Q – Joe Osha: Okay. Thank you. And then shifting gears, just looking at your software and recurring revenues, really two questions. If I look at that storage software number, $8.1 million, it’s up around 33% from the same number last year. Your storage AUM, as you reported, has more than doubled. So, the optimist in me wants to believe that this implies that there is some kind of significant hockey stick embedded in the software number as these projects are commissioned. Is that a fair way to think about it?
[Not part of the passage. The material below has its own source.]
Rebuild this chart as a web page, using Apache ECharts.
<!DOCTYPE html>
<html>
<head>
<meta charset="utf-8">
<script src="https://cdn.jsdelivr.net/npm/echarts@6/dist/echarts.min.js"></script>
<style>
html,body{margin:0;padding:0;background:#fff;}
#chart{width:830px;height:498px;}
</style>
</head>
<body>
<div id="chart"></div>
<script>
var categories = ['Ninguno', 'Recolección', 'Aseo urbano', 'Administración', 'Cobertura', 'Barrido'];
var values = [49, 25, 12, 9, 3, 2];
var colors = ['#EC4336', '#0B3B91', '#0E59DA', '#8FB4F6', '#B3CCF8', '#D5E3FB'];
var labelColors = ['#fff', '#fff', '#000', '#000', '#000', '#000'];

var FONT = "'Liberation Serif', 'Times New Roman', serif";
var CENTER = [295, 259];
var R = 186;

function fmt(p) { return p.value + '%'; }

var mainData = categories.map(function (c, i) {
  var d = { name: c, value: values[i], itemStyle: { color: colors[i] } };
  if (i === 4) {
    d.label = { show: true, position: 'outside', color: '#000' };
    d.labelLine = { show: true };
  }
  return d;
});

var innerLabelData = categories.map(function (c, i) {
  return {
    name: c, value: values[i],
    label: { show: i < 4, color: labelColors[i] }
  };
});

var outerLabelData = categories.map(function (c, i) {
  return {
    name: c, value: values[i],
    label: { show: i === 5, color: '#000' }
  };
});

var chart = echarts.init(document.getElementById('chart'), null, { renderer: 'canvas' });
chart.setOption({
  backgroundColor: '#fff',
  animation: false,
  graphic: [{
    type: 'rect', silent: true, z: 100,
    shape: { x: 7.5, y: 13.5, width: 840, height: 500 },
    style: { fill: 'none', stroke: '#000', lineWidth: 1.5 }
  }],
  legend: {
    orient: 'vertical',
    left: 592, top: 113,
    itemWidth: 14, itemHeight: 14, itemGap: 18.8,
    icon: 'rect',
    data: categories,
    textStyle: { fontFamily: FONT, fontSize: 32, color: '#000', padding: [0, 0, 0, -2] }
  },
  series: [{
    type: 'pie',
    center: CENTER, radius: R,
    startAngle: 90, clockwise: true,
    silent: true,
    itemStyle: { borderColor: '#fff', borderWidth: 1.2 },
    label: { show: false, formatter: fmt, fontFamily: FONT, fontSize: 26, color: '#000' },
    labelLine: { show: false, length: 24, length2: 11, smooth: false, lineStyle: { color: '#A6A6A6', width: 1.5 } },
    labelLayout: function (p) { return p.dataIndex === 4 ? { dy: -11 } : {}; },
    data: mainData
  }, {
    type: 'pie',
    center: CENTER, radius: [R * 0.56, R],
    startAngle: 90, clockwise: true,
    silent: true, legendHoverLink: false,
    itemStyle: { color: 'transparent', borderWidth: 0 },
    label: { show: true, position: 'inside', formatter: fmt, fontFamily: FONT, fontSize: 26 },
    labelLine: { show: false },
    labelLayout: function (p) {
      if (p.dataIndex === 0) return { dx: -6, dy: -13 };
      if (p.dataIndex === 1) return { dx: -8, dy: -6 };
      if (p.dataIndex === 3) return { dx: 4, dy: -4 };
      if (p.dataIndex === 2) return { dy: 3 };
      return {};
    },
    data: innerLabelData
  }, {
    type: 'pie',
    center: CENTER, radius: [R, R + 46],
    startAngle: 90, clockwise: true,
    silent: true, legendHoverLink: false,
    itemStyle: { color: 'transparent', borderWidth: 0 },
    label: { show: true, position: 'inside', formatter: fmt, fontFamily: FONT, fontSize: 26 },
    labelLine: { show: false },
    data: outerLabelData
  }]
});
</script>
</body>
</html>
Prakesh Patel: I think there’s two factors — this is Prakesh, Joe. I think there’s two factors impacting that. Definitely, last quarter, we had extraordinary performance on the market — in the prior quarter, we had extraordinary performance on the market participation side and not as much in Q3. And then separately, our average deal size has been vectoring much higher. So, to your point, we do expect to add these larger systems come online, you’re going to see larger step changes in the software ARR hit the income statement. So, that definitely is a trend.
Q – Joe Osha: So I’ll hand it off to the next caller. Thank you.
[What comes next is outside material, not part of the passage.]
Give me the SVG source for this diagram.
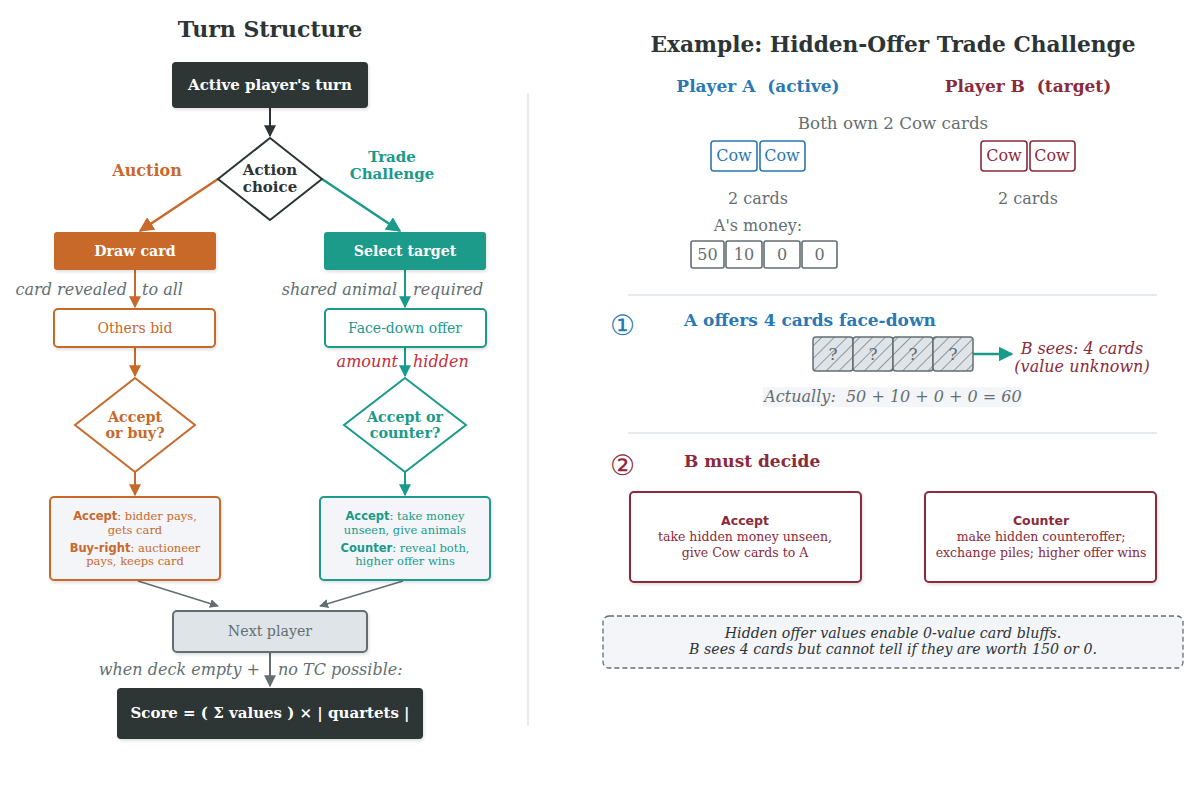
<svg xmlns="http://www.w3.org/2000/svg" width="1200" height="811" viewBox="0 0 1200 811">
<defs>
<filter id="sh" x="-10%" y="-10%" width="130%" height="140%"><feDropShadow dx="1" dy="2" stdDeviation="1.5" flood-color="#000" flood-opacity="0.12"/></filter>
<marker id="aDark" viewBox="0 0 10 10" refX="9" refY="5" markerWidth="6" markerHeight="6" orient="auto"><path d="M0,0 L10,5 L0,10 z" fill="#2d3436"/></marker>
<marker id="aOr" viewBox="0 0 10 10" refX="9" refY="5" markerWidth="6" markerHeight="6" orient="auto"><path d="M0,0 L10,5 L0,10 z" fill="#c8692c"/></marker>
<marker id="aTl" viewBox="0 0 10 10" refX="9" refY="5" markerWidth="6" markerHeight="6" orient="auto"><path d="M0,0 L10,5 L0,10 z" fill="#1a9a8a"/></marker>
<marker id="aGr" viewBox="0 0 10 10" refX="9" refY="5" markerWidth="6" markerHeight="6" orient="auto"><path d="M0,0 L10,5 L0,10 z" fill="#636e72"/></marker>
<pattern id="hatch" width="9" height="9" patternUnits="userSpaceOnUse" patternTransform="rotate(45)"><rect width="9" height="9" fill="#dfe4e8"/><line x1="0" y1="0" x2="0" y2="9" stroke="#636e72" stroke-width="1.3"/></pattern>
<style>
text{font-family:"DejaVu Serif","Liberation Serif",serif;}
.title{font-size:22px;font-weight:bold;fill:#2d3436;text-anchor:middle}
.wb{font-size:14.2px;font-weight:bold;fill:#fff;text-anchor:middle}
.c{text-anchor:middle}
.lbl{font-size:16px;font-style:italic;fill:#636e72}
.or{fill:#c8692c}.tl{fill:#1a9a8a}.bl{fill:#2a78b4}.rd{fill:#8b2a3a}.gy{fill:#636e72}
.sans{font-family:"DejaVu Sans","Liberation Sans",sans-serif;font-weight:bold}
.card{fill:#fff;stroke-width:1.6}
.sm{font-size:11.5px}
.md{font-size:12.5px}
</style>
</defs>
<rect width="1200" height="811" fill="#fff"/>

<text class="title" x="270" y="37">Turn Structure</text>
<text class="title" x="893" y="52" style="font-size:21.7px">Example: Hidden-Offer Trade Challenge</text>
<line x1="528" y1="93" x2="528" y2="726" stroke="#dfe4e8" stroke-width="1.5"/>

<g id="connectors" fill="none" stroke-width="2">
<line x1="270" y1="108" x2="270" y2="136" stroke="#2d3436" marker-end="url(#aDark)"/>
<line x1="218" y1="179" x2="140" y2="231" stroke="#c8692c" stroke-width="2.5" marker-end="url(#aOr)"/>
<line x1="322" y1="179" x2="400" y2="231" stroke="#1a9a8a" stroke-width="2.5" marker-end="url(#aTl)"/>
<line x1="135" y1="270" x2="135" y2="307" stroke="#c8692c" marker-end="url(#aOr)"/>
<line x1="405" y1="270" x2="405" y2="307" stroke="#1a9a8a" marker-end="url(#aTl)"/>
<line x1="135" y1="347" x2="135" y2="376" stroke="#c8692c" marker-end="url(#aOr)"/>
<line x1="405" y1="347" x2="405" y2="376" stroke="#1a9a8a" marker-end="url(#aTl)"/>
<line x1="135" y1="472" x2="135" y2="495" stroke="#c8692c" marker-end="url(#aOr)"/>
<line x1="405" y1="472" x2="405" y2="495" stroke="#1a9a8a" marker-end="url(#aTl)"/>
<line x1="138" y1="581" x2="218" y2="606" stroke="#636e72" stroke-width="1.5" marker-end="url(#aGr)"/>
<line x1="403" y1="581" x2="320" y2="606" stroke="#636e72" stroke-width="1.5" marker-end="url(#aGr)"/>
<line x1="270" y1="652" x2="270" y2="686" stroke="#636e72" marker-end="url(#aGr)"/>
<line x1="973" y1="354" x2="1012" y2="354" stroke="#1a9a8a" stroke-width="2.5" marker-end="url(#aTl)"/>
</g>

<g id="edge-labels">
<text class="or" x="147" y="176" font-size="16" font-weight="bold" text-anchor="middle">Auction</text>
<text class="tl c" x="392" y="162" font-size="15" font-weight="bold">Trade</text>
<text class="tl c" x="392" y="179" font-size="15" font-weight="bold">Challenge</text>
<text class="lbl" x="127" y="295" text-anchor="end">card revealed</text>
<text class="lbl" x="142" y="295">to all</text>
<text class="lbl" x="397" y="295" text-anchor="end">shared animal</text>
<text class="lbl" x="413" y="295">required</text>
<text class="lbl" x="398" y="367" text-anchor="end" style="fill:#c62d3a">amount</text>
<text class="lbl" x="413" y="367" style="fill:#c62d3a">hidden</text>
<text class="lbl" x="260" y="675" text-anchor="end">when deck empty +</text>
<text class="lbl" x="278" y="675">no TC possible:</text>
</g>

<g id="n-start"><rect x="172" y="62" width="196" height="46" rx="4" fill="#2d3436" filter="url(#sh)"/><text class="wb" x="270" y="90" style="font-size:15px">Active player's turn</text></g>
<g id="n-choice"><polygon points="270,138 322,179 270,220 218,179" fill="#fff" stroke="#2d3436" stroke-width="2"/><text class="c" x="270" y="175" font-size="15" font-weight="bold" fill="#2d3436">Action</text><text class="c" x="270" y="192" font-size="15" font-weight="bold" fill="#2d3436">choice</text></g>
<g id="n-draw"><rect x="54" y="232" width="162" height="38" rx="3" fill="#c8692c" filter="url(#sh)"/><text class="wb" x="135" y="256">Draw card</text></g>
<g id="n-select"><rect x="324" y="232" width="162" height="38" rx="3" fill="#1a9a8a" filter="url(#sh)"/><text class="wb" x="405" y="256">Select target</text></g>
<g id="n-bid"><rect x="54" y="309" width="161" height="38" rx="4" fill="#fff" stroke="#c8692c" stroke-width="2" filter="url(#sh)"/><text class="c or" x="135" y="333" font-size="14">Others bid</text></g>
<g id="n-offer"><rect x="325" y="309" width="161" height="38" rx="4" fill="#fff" stroke="#1a9a8a" stroke-width="2" filter="url(#sh)"/><text class="c tl" x="405" y="333" font-size="14">Face-down offer</text></g>
<g id="n-buy"><polygon points="135,378 195,425 135,472 75,425" fill="#fff" stroke="#c8692c" stroke-width="2"/><text class="c or" x="135" y="422" font-size="14.3" font-weight="bold">Accept</text><text class="c or" x="135" y="438" font-size="14.3" font-weight="bold">or buy?</text></g>
<g id="n-counter"><polygon points="405,378 466,425 405,472 344,425" fill="#fff" stroke="#1a9a8a" stroke-width="2"/><text class="c tl" x="405" y="422" font-size="14.3" font-weight="bold">Accept or</text><text class="c tl" x="405" y="438" font-size="14.3" font-weight="bold">counter?</text></g>
<g id="n-auc-res"><rect x="50" y="497" width="170" height="83" rx="4" fill="#f4f5f8" stroke="#c8692c" stroke-width="2" filter="url(#sh)"/>
<text class="c or sm" x="135" y="520"><tspan class="sans">Accept</tspan>: bidder pays,</text>
<text class="c or sm" x="135" y="534">gets card</text>
<text class="c or sm" x="135" y="552"><tspan class="sans">Buy-right</tspan>: auctioneer</text>
<text class="c or sm" x="135" y="565">pays, keeps card</text></g>
<g id="n-tc-res"><rect x="320" y="497" width="170" height="83" rx="4" fill="#f4f5f8" stroke="#1a9a8a" stroke-width="2" filter="url(#sh)"/>
<text class="c tl sm" x="405" y="520"><tspan class="sans">Accept</tspan>: take money</text>
<text class="c tl sm" x="405" y="534">unseen, give animals</text>
<text class="c tl sm" x="405" y="552"><tspan class="sans">Counter</tspan>: reveal both,</text>
<text class="c tl sm" x="405" y="565">higher offer wins</text></g>
<g id="n-next"><rect x="173" y="611" width="194" height="41" rx="4" fill="#dfe4e8" stroke="#636e72" stroke-width="2" filter="url(#sh)"/><text class="c gy" x="270" y="636" font-size="14.2">Next player</text></g>
<g id="n-score"><rect x="117" y="688" width="306" height="51" rx="4" fill="#2d3436" filter="url(#sh)"/><text class="wb" x="270" y="718" style="font-size:15px">Score = ( Σ values ) × | quartets |</text></g>

<g id="players">
<text class="c bl" x="758" y="92" font-size="17" font-weight="bold" xml:space="preserve">Player A  (active)</text>
<text class="c rd" x="1028" y="92" font-size="17" font-weight="bold" xml:space="preserve">Player B  (target)</text>
<text class="c gy" x="893" y="129" font-size="16.7">Both own 2 Cow cards</text>
</g>
<g id="a-cards">
<rect class="card" x="711" y="141" width="46" height="30" rx="3" stroke="#2a78b4"/><text class="c bl" x="734" y="161" font-size="16">Cow</text>
<rect class="card" x="760" y="141" width="45" height="30" rx="3" stroke="#2a78b4"/><text class="c bl" x="782" y="161" font-size="16">Cow</text>
<text class="c gy" x="758" y="204" font-size="16">2 cards</text>
<text class="c gy" x="758" y="231" font-size="16">A's money:</text>
</g>
<g id="b-cards">
<rect class="card" x="981" y="141" width="46" height="30" rx="3" stroke="#8b2a3a"/><text class="c rd" x="1004" y="161" font-size="16">Cow</text>
<rect class="card" x="1030" y="141" width="45" height="30" rx="3" stroke="#8b2a3a"/><text class="c rd" x="1052" y="161" font-size="16">Cow</text>
<text class="c gy" x="1028" y="204" font-size="16">2 cards</text>
</g>
<g id="money">
<rect class="card" x="691" y="241" width="33" height="27" rx="2" stroke="#636e72"/><text class="c gy" x="707.5" y="260" font-size="16">50</text>
<rect class="card" x="726" y="241" width="36" height="27" rx="2" stroke="#636e72"/><text class="c gy" x="744" y="260" font-size="16">10</text>
<rect class="card" x="764" y="241" width="36" height="27" rx="2" stroke="#636e72"/><text class="c gy" x="782" y="260" font-size="16">0</text>
<rect class="card" x="802" y="241" width="35" height="27" rx="2" stroke="#636e72"/><text class="c gy" x="819.5" y="260" font-size="16">0</text>
</g>
<line x1="628" y1="295" x2="1157" y2="295" stroke="#dfe4e8" stroke-width="1.5"/>
<g id="step1">
<text class="bl" x="622" y="335" font-size="28" text-anchor="middle" font-family="DejaVu Sans, sans-serif">①</text>
<text class="bl" x="684" y="326" font-size="17" font-weight="bold">A offers 4 cards face-down</text>
<g stroke="#636e72" stroke-width="1.5" fill="url(#hatch)">
<rect x="813" y="337" width="40" height="34" rx="3"/><rect x="853" y="337" width="40" height="34" rx="3"/><rect x="893" y="337" width="40" height="34" rx="3"/><rect x="933" y="337" width="40" height="34" rx="3"/>
</g>
<g class="gy" font-size="17"><text class="c" x="833" y="360">?</text><text class="c" x="873" y="360">?</text><text class="c" x="913" y="360">?</text><text class="c" x="953" y="360">?</text></g>
<text class="c rd" x="1082" y="354" font-size="16" font-style="italic">B sees: 4 cards</text>
<text class="c rd" x="1082" y="372" font-size="16" font-style="italic">(value unknown)</text>
<rect x="763" y="387" width="259" height="20" fill="#f4f5f8"/>
<text class="c gy" x="893" y="402" font-size="16" font-style="italic" xml:space="preserve">Actually:  50 + 10 + 0 + 0 = 60</text>
</g>
<line x1="628" y1="433" x2="1157" y2="433" stroke="#dfe4e8" stroke-width="1.5"/>
<g id="step2">
<text class="rd" x="622" y="475" font-size="28" text-anchor="middle" font-family="DejaVu Sans, sans-serif">②</text>
<text class="rd" x="684" y="467" font-size="17" font-weight="bold">B must decide</text>
</g>
<g id="opt-accept"><rect x="630" y="492" width="231" height="90" rx="4" fill="#fff" stroke="#8b2a3a" stroke-width="2" filter="url(#sh)"/>
<text class="c rd sans" x="745" y="525" font-size="12.5">Accept</text>
<text class="c rd md" x="745" y="541">take hidden money unseen,</text>
<text class="c rd md" x="745" y="557">give Cow cards to A</text></g>
<g id="opt-counter"><rect x="925" y="492" width="231" height="90" rx="4" fill="#fff" stroke="#8b2a3a" stroke-width="2" filter="url(#sh)"/>
<text class="c rd sans" x="1041" y="525" font-size="12.5">Counter</text>
<text class="c rd md" x="1041" y="541">make hidden counteroffer;</text>
<text class="c rd md" x="1041" y="557">exchange piles; higher offer wins</text></g>
<g id="note"><rect x="603" y="616" width="580" height="52" rx="6" fill="#f4f5f8" stroke="#636e72" stroke-width="1.3" stroke-dasharray="5,3"/>
<text class="c" x="893" y="638" font-size="14.2" font-style="italic" fill="#2d3436">Hidden offer values enable 0-value card bluffs.</text>
<text class="c" x="893" y="654" font-size="14.2" font-style="italic" fill="#2d3436">B sees 4 cards but cannot tell if they are worth 150 or 0.</text></g>
</svg>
Operator: The next question comes from Andrew Percoco with Morgan Stanley. Please go ahead.
Andrew Percoco: Thanks so much for taking the question here. I just wanted to follow-up on just what you’re seeing on the hardware side of the business in terms of price and availability of supply. I know it’s a pass through for your business, but can you just discuss how it’s impacting customer project economics in light of the rising cost of capital environment and therefore demand for your services? Thanks.
John Carrington: Sure. And it’s been a pretty dramatic change. I mean, as you look at the, you know, say batteries just in general, And I think this also falls down to part of the solar business also. But availability prices are down and we expect that to continue, which is in part why, we’re referencing, that we’re, we feel like, we’re going to be shorter on inventory than we have in a faster place of purchase orders. Because, at this point in time, finding why long dated supply agreements is going to be a tough ask I think. So for us, that’s what we’re seeing in the marketplace today, But the market has shifted dramatically in the last year. So I think it’s something that we’ve got to be pretty watchful of over the incoming time period. You are seeing a lot of new supply coming into the market right now, which is really driving. And not just in the US, but also in China. So you have the likelihood of declining prices.
Prakesh Patel: Hey, Andrew, this is Prakash. One other thing I’d add is just the equivalent price decline we’re seeing available from OEMs alone is offsetting the impact of higher interest rates in project economics. So it’s a really positive environment with not only that trend, but the fact that, as John highlighted, power purchase agreement pricing has continued to be very robust. So overall, we’re seeing much better project economics and significant demand.
Andrew Percoco: Got it, That’s a super helpful data point. And maybe just to follow-up on the prior question on just software services growth. What do we need to see or what needs to happen within your business to get closer towards that 75% year-over-year growth rate target. I think you’ve been lagging behind that so far this year. What needs to happen practically within the business and maybe in what time frames you expect that to happen? Thanks.
Prakesh Patel: This is Prakash. I’d say a big part of it is getting the systems interconnected and permitted, and we talked about how the broader market has seen challenges. We’ve moved up the size scale. These projects have been more complex, larger projects generally. There is some light at the end of the tunnel with some recent actions on the federal side at the FERC level as well as at the state level. So we’re hopeful these things start to normalize, let’s say in the second half of 2024 and beyond. The other piece is, as we announced today, engagements with large asset owners or developers on a programmatic way to drive services revenue. What’s really compelling about that is that’s not tied to project timelines or actually It’s not tied to interconnection timelines, right?
Because we can earn service revenue even earlier in the project life cycle where we’re helping them develop project performance or system design, things of that sort. So it should smooth some of the seasonality. And as John mentioned, we’re engaged with multiple of these parties and looking to continue the momentum we’re seeing in that space.